Furthermore, it will throw an error if the entity type is not integer, float, phone_number or custom.

try:
    number_generator.generate(entities[0])# (1)!
except Exception as e:
    print(e)# (2)!
  1. The provided entity is a string, therefore it will raise an error.
  2. The exception will state The entity type must be 'integer', 'float', 'phone_number' or 'custom' to generate numbers.

The date generator

The DateGenerator is a generator for generating dates. It is implemented to support date entities.

from anonipy.anonymize.generators import DateGenerator

The DateGenerator requires the following input parameters at initialization:

Parameters:

Name Type Description Default
lang Union[str, LANGUAGES]

The language of the text.

'en'
date_format str

The date format in which the date should be generated. More on date formats see here.

'auto'
day_sigma int

The range of the random date in days.

30

Let us now initialize the date generator.

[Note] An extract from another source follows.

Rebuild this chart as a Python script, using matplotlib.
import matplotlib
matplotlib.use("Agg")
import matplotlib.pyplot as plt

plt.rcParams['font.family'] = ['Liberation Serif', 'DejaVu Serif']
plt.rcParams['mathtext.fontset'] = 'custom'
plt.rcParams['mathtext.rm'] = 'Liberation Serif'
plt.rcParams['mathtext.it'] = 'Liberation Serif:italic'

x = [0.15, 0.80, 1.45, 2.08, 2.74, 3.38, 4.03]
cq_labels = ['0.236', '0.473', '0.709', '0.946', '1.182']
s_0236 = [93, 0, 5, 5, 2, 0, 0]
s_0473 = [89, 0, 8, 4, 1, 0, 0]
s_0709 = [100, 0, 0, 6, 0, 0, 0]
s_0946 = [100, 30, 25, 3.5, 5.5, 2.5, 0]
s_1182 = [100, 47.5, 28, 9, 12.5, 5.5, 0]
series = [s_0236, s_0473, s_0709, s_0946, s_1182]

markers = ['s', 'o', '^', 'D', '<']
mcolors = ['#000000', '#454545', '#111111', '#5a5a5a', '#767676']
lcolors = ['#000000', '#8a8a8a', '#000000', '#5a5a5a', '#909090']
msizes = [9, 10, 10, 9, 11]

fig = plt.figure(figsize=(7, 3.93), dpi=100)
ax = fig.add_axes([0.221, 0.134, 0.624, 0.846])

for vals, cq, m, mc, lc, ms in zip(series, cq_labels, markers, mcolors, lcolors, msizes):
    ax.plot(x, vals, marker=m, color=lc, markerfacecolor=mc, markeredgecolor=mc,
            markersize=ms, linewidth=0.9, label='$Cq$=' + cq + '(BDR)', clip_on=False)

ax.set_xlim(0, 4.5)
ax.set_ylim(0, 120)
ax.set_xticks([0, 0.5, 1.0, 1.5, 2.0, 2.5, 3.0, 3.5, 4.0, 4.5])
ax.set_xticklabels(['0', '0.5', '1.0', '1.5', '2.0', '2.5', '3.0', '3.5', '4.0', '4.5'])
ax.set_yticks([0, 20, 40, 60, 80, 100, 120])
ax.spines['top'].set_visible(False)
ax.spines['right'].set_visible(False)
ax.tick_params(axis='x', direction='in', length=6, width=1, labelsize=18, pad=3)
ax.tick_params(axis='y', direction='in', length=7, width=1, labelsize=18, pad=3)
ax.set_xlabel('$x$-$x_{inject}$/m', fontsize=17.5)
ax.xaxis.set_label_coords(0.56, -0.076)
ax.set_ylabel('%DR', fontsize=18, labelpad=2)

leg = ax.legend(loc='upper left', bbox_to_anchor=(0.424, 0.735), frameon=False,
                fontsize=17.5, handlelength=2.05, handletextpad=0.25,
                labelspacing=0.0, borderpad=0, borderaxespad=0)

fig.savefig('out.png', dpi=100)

date_generator = DateGenerator()

To use the generator, we can call the generate method. The generate method receives the following parameters:

Parameters:

Name Type Description Default
entity Entity

The entity to generate the date substitute from.

required
sub_variant DATE_TRANSFORM_VARIANTS

The substitute function variant to use.

RANDOM

Using the above parameters, this generator will create the appropriate date suggestions:

entities[1]# (1)!
date_generator.generate(entities[1], sub_variant="RANDOM")# (2)!
date_generator.generate(entities[1], sub_variant="FIRST_DAY_OF_THE_MONTH")# (3)!
date_generator.generate(entities[1], sub_variant="LAST_DAY_OF_THE_MONTH")# (4)!
date_generator.generate(entities[1], sub_variant="MIDDLE_OF_THE_MONTH")# (5)!
date_generator.generate(entities[1], sub_variant="MIDDLE_OF_THE_YEAR")# (6)!
  1. The entity is a date entity with the text 20-05-2024.
  2. The RANDOM sub variant will return a random date within the given date range. A possible generation can be: 26-05-2024
  3. The FIRST_DAY_OF_THE_MONTH sub variant will return the first day of the month: 01-05-2024
  4. The LAST_DAY_OF_THE_MONTH sub variant will return the last day of the month: 31-05-2024
  5. The MIDDLE_OF_THE_MONTH sub variant will return the middle day of the month: 15-05-2024
  6. The MIDDLE_OF_THE_YEAR sub variant will return the middle day of the year: 01-07-2024

Furthermore, it will throw an error if the entity type is not date.

try:
    date_generator.generate(entities[0])# (1)!
except Exception as e:
    print(e)# (2)!
  1. The provided entity is a string, therefore it will raise an error.
  2. The exception will state The entity type must be 'date' to generate dates.

Conclusion

The generators are used to create new texts that would serve as substitutes to the extracted named entities. The substitutes can be then used to replace and anonymize the text.